Before I Ever Met You by Karina Halle



Publication: April 25, 2017
Publisher: Metal Blonde Books
Source: Bought/Own

I first met William McAlister when I was just a teenager.
He was handsome, had a beautiful wife and was on the verge of success, having just joined my father as his business partner. Mr. McAlister was full of smooth charm, but back then he was barely a blip on my radar. Just a family friend.
Fast forward ten years: I’m 25 years old and a single mom trying to make things right for her seven-year old son. I’ve made some mistakes, grappled with my demons and now I’m back in the city of Vancouver, getting a second chance at a better life.
I’ve started by working for my father’s production company as an executive assistant. My first day on the job and I already know I could have a promising career there.
That is until I see Will McAlister for the first time in a decade.
Now recently divorced and as sophisticated as always, Will has gone from being my father’s friend and business partner to something so much more.
We’re both older, for one thing, and he just oozes this worldly confidence and stark sexuality.
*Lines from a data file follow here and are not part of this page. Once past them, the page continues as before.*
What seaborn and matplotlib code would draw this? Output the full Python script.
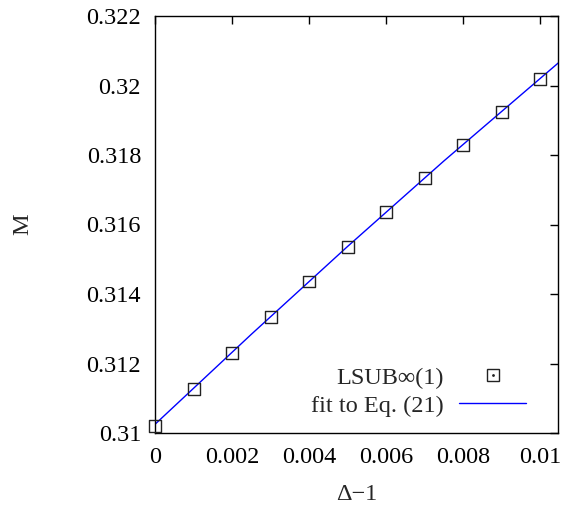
import numpy as np
import pandas as pd
import seaborn as sns
import matplotlib
matplotlib.use("Agg")
import matplotlib.pyplot as plt
from matplotlib.ticker import FuncFormatter, MultipleLocator
from matplotlib.lines import Line2D

# data
delta = [0.0, 0.001, 0.002, 0.003, 0.004, 0.005, 0.006, 0.007, 0.008, 0.009, 0.010]
m_vals = [0.31021, 0.31127, 0.31231, 0.31335, 0.31436, 0.31536,
          0.31635, 0.31734, 0.31828, 0.31924, 0.32020]

fit_x = [0.0, 0.0025, 0.005, 0.0075, 0.0105]
fit_y = [0.31025, 0.31284, 0.31537, 0.31783, 0.32068]

sns.set_style("white")
plt.rcParams["font.family"] = ["Liberation Serif", "DejaVu Serif"]
FS = 17.5

pts = pd.DataFrame({"x": delta, "y": m_vals})
fit = pd.DataFrame({"x": fit_x, "y": fit_y})

fig = plt.figure(figsize=(5.63, 5.08), dpi=100)
ax = fig.add_axes([155 / 563, 1 - 433 / 508, 403 / 563, 417 / 508])

sns.lineplot(data=fit, x="x", y="y", ax=ax, color="#0000ff", lw=1.0, sort=False)
sns.scatterplot(data=pts, x="x", y="y", ax=ax, marker="s", s=74,
                facecolor="none", edgecolor="#222222", linewidth=1.0,
                clip_on=False, zorder=3)

ax.set_xlim(0, 0.01046)
ax.set_ylim(0.31, 0.322)
ax.xaxis.set_major_locator(MultipleLocator(0.002))
ax.yaxis.set_major_locator(MultipleLocator(0.002))
fmt = FuncFormatter(lambda v, p: "%g" % round(v, 6))
ax.xaxis.set_major_formatter(fmt)
ax.yaxis.set_major_formatter(fmt)
ax.tick_params(direction="in", length=6, width=1, top=True, right=True,
               labelsize=FS, pad=10, colors="black")

for sp in ax.spines.values():
    sp.set_color("black")
    sp.set_linewidth(1.0)

ax.set_xlabel("\u0394\u22121", fontsize=FS)
ax.set_ylabel("M", fontsize=FS)
ax.xaxis.set_label_coords(0.5, -0.122)
ax.yaxis.set_label_coords(-0.327, 0.5)
ax.yaxis.label.set_verticalalignment("center")

sq = Line2D([], [], ls="none", marker="s", ms=8.6, mfc="none", mec="#222222", mew=1.0)
dot = Line2D([], [], ls="none", marker=".", ms=2, color="#222222")
ln = Line2D([], [], color="#0000ff", lw=1.0)
leg = ax.legend([(sq, dot), ln], ["LSUB\u221e(1)", "fit to Eq. (21)"],
                loc="lower right", bbox_to_anchor=(526 / 563, 1 - 417 / 508),
                bbox_transform=fig.transFigure, frameon=False, markerfirst=False,
                fontsize=FS, handlelength=2.75, handletextpad=0.65,
                borderpad=0, borderaxespad=0, labelspacing=0.25)

fig.savefig("out.png", dpi=100)
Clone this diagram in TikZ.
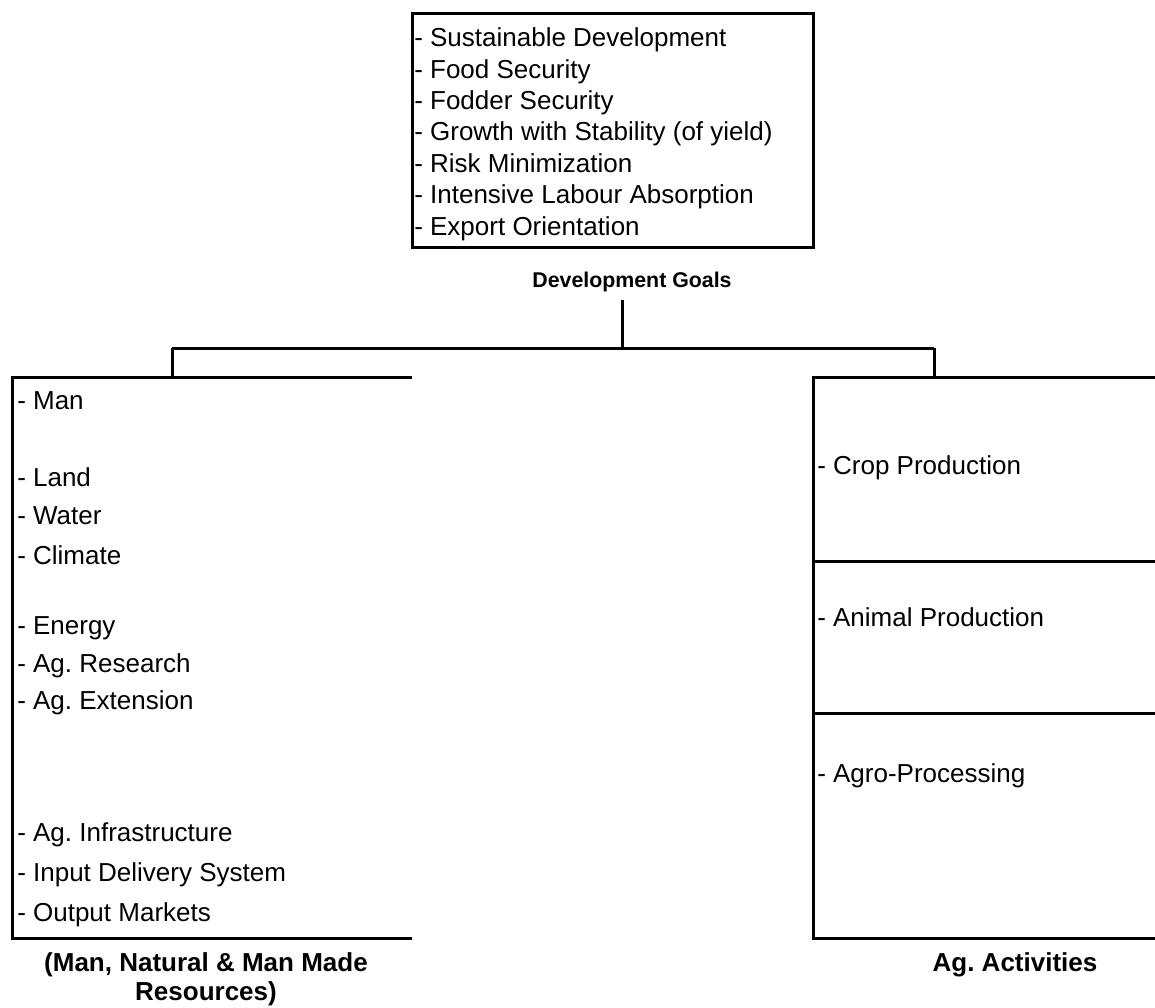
\documentclass[tikz,border=0pt]{standalone}
\usepackage{fontspec}
\setmainfont{Liberation Sans}
\frenchspacing
\begin{document}
\begin{tikzpicture}[x=0.75pt,y=-0.75pt,
  line/.style={line width=2.25pt},
  item/.style={anchor=base west, inner sep=0pt, font=\fontsize{19.5}{23}\selectfont\frenchspacing},
  captxt/.style={anchor=base, inner sep=0pt, font=\fontsize{19.5}{23}\selectfont\bfseries\frenchspacing},
  frame/.style={inner sep=0pt, outer sep=0pt, anchor=north west}]
\useasboundingbox (0,0) rectangle (1155,1007);

% Development goals box
\node[frame, draw, line width=2.25pt, minimum width=300.75pt, minimum height=175.5pt] (goals) at (412,13) {};
\foreach \t [count=\i] in {Sustainable Development, Food Security, Fodder Security, Growth with Stability (of yield), Risk Minimization, Intensive Labour Absorption, Export Orientation}
  \node[item] (g\i) at ({414},{46.7+31.4*(\i-1)}) {- \t};
\node[captxt, font=\fontsize{16}{19}\selectfont\bfseries] (glabel) at (632,287) {Development Goals};

% Resources box (open on the right)
\node[frame, minimum width=300pt, minimum height=420.75pt] (res) at (12,377) {};
\draw[line] (res.north east) -- (res.north west) -- (res.south west) -- (res.south east);
\node[item] (r1) at (17,409) {- Man};
\node[item] (r2) at (17,486) {- Land};
\node[item] (r3) at (17,524) {- Water};
\node[item] (r4) at (17,564) {- Climate};
\node[item] (r5) at (17,634) {- Energy};
\node[item] (r6) at (17,672) {- Ag. Research};
\node[item] (r7) at (17,709) {- Ag. Extension};
\node[item] (r8) at (17,841) {- Ag. Infrastructure};
\node[item] (r9) at (17,881) {- Input Delivery System};
\node[item] (r10) at (17,921) {- Output Markets};
\node[captxt] (rescap1) at (206,971) {(Man, Natural \& Man Made};
\node[captxt] (rescap2) at (206,1000) {Resources)};

% Activities boxes (open on the right)
\node[frame, minimum width=256.5pt, minimum height=138pt] (crop) at (813,377) {};
\node[frame, minimum width=256.5pt, minimum height=114pt] (animal) at (813,561) {};
\node[frame, minimum width=256.5pt, minimum height=168.75pt] (agro) at (813,713) {};
\draw[line] (crop.north east) -- (crop.north west) -- (agro.south west) -- (agro.south east);
\draw[line] (animal.north west) -- (animal.north east);
\draw[line] (agro.north west) -- (agro.north east);
\node[item] (a1) at (817,474) {- Crop Production};
\node[item] (a2) at (817,626) {- Animal Production};
\node[item] (a3) at (817,782) {- Agro-Processing};
\node[captxt] (acap) at (1015,971) {Ag. Activities};

% Tree connectors
\coordinate (j) at (622,348);
\coordinate (jl) at (172,348);
\coordinate (jr) at (934,348);
\draw[line, shorten <=6pt] (glabel.south -| j) -- (j);
\draw[line] (jl) -- (jr);
\draw[line] (jl) -- (jl |- res.north);
\draw[line] (jr) -- (jr |- crop.north);
\end{tikzpicture}
\end{document}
Combined with his tall, muscular build and sharp suits, strong jaw and bedroom eyes, Will has turned into one hell of a distraction.
A distraction I’m having a hard time staying away from, considering his office is right across from my desk and I work with him in such close proximity.
But it’s just a harmless crush, right?
It’s just an innocent fantasy of screwing him on his desk, right?
It can’t ever be more because he’s my father’s best friend, business partner, and my boss.
Right?
Wrong.
Before I Ever Met You is a contemporary standalone romance, a light-hearted swoony read that will make you believe in love again

I absolutely loved Will.  He was a great character. And even though he had been hurt pretty badly in his marriage, he was so open to trying again with the right person. He didn’t let his experience make him a bitter person. Once he meets Jackie who is now a young woman, he is immediately attracted to her. But she is his assistant. And worse still, she is his close friend’s daughter.  The situation practically screams trouble. But staying away may be harder than either one of them had anticipated.

I loved Jackie at first, but as the story progressed, she began to wear on my nerves a little bit. It frustrated me that she was in her head way too much. She overthought everything. It took her too long to realize how much of a great guy Will was for her and her son. Even though she recognized how different her feelings were for Will compared to her bad ex, she still didn’t trust herself to make the right decision.

Before I Ever Met You was a nice slow burn romance that I ending up enjoying quite a bit. There wasn’t a bunch of unnecessary drama or over the top antics or humor, which I appreciated. It was a sweet romance with interesting characters that I couldn’t help but cheer for. This is the first light hearted romance that I’ve read from Karina Halle (I’m used to more of her darker/heavier stuff).
She is a great writer and I hope that she continues to write more stories similar to this one.